DATA SHOWN
-- -- --

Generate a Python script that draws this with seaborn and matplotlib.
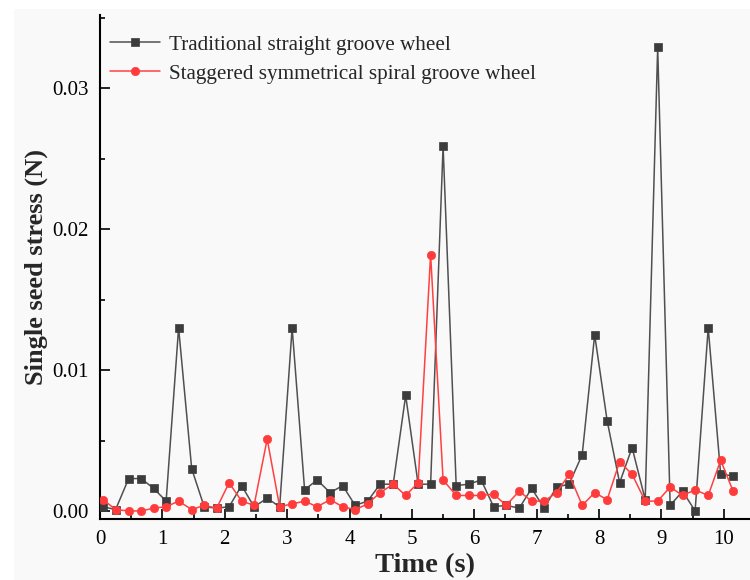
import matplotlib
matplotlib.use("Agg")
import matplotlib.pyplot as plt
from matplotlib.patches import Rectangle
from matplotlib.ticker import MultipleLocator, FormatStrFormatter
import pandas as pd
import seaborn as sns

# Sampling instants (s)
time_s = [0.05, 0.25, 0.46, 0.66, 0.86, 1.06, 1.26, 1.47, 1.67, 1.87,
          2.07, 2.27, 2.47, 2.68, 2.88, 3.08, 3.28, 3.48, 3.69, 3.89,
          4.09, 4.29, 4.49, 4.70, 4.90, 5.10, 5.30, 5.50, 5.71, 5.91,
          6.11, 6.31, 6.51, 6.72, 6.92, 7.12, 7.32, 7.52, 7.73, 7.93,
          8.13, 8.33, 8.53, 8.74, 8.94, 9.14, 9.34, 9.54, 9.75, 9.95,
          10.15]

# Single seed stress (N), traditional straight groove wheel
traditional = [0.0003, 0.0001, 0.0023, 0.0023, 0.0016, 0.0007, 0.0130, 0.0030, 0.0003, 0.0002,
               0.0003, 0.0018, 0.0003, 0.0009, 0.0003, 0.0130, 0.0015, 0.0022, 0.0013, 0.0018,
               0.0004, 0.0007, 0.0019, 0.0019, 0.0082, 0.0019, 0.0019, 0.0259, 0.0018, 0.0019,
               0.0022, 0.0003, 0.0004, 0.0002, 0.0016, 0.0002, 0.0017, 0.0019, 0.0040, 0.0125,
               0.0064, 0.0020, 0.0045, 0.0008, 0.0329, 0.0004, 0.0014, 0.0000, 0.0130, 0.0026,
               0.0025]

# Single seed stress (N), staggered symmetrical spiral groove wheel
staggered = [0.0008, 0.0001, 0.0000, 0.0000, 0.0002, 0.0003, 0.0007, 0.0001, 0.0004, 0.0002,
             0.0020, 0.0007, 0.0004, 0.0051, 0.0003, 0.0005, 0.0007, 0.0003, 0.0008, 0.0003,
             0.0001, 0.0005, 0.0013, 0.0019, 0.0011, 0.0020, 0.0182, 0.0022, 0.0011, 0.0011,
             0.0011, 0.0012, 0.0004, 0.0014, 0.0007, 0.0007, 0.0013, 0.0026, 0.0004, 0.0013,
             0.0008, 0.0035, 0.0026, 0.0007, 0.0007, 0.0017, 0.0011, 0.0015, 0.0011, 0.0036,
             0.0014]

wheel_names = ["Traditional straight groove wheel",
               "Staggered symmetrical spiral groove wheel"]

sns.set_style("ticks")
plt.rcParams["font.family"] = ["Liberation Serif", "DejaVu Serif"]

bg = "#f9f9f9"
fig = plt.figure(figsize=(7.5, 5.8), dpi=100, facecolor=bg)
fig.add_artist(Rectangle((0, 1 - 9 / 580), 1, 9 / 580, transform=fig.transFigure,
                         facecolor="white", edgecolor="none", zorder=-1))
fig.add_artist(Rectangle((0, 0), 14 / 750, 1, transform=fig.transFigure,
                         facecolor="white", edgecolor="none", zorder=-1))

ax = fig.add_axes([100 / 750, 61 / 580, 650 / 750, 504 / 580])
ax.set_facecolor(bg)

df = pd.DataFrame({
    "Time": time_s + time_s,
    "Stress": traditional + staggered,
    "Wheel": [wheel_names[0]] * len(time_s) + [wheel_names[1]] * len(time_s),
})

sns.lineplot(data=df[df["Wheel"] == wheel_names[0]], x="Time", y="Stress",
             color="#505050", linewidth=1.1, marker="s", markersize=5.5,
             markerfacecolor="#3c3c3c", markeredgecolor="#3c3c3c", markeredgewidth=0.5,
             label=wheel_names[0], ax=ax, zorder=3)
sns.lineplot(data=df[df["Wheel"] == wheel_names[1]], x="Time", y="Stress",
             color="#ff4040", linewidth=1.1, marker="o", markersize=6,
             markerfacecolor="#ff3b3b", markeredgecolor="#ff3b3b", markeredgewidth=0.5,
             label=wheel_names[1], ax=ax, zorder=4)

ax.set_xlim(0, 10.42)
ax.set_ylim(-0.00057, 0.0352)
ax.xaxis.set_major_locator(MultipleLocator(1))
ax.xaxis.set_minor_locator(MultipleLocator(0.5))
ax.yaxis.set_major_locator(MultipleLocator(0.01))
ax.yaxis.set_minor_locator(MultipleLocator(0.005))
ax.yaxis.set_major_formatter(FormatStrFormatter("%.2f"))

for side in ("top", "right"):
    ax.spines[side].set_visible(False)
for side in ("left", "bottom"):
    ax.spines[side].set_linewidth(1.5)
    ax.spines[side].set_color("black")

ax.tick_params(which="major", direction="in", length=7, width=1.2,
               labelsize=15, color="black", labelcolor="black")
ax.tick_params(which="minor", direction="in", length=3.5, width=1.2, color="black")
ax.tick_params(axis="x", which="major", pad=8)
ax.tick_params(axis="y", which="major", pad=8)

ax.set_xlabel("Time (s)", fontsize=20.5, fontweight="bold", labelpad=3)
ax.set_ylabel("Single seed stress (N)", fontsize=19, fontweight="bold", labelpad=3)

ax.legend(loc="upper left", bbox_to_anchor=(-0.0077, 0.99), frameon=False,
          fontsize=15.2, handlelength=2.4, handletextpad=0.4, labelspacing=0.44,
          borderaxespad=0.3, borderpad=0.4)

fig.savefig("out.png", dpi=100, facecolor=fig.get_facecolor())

-- -- --

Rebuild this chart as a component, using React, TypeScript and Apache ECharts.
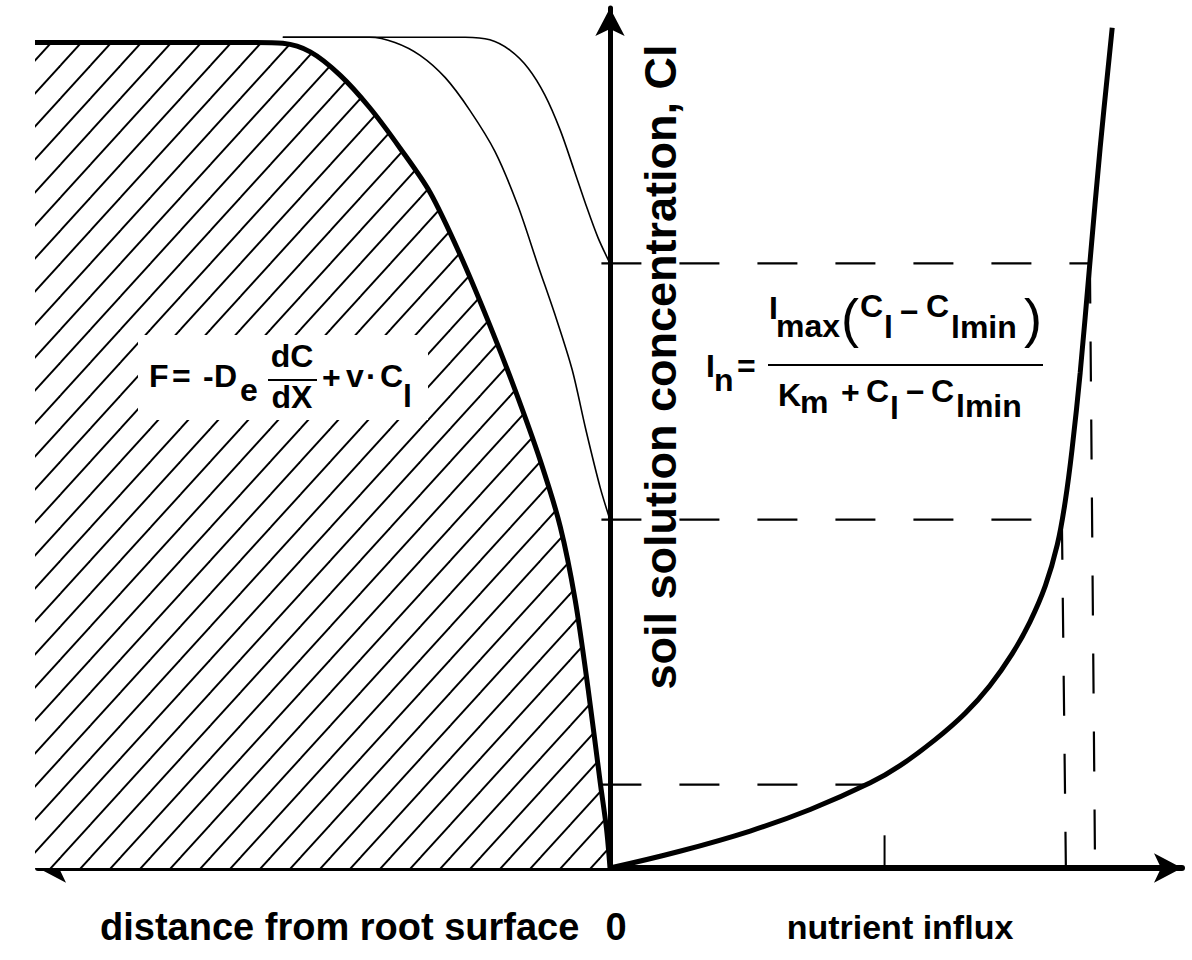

-- -- --

OBJECTIVE
Identify the lines that hold the word "this". Copy every one of them.

THE COMPLETED TASK
Generate a Python script that draws this with seaborn and matplotlib.
Rebuild this chart as a component, using React, TypeScript and Apache ECharts.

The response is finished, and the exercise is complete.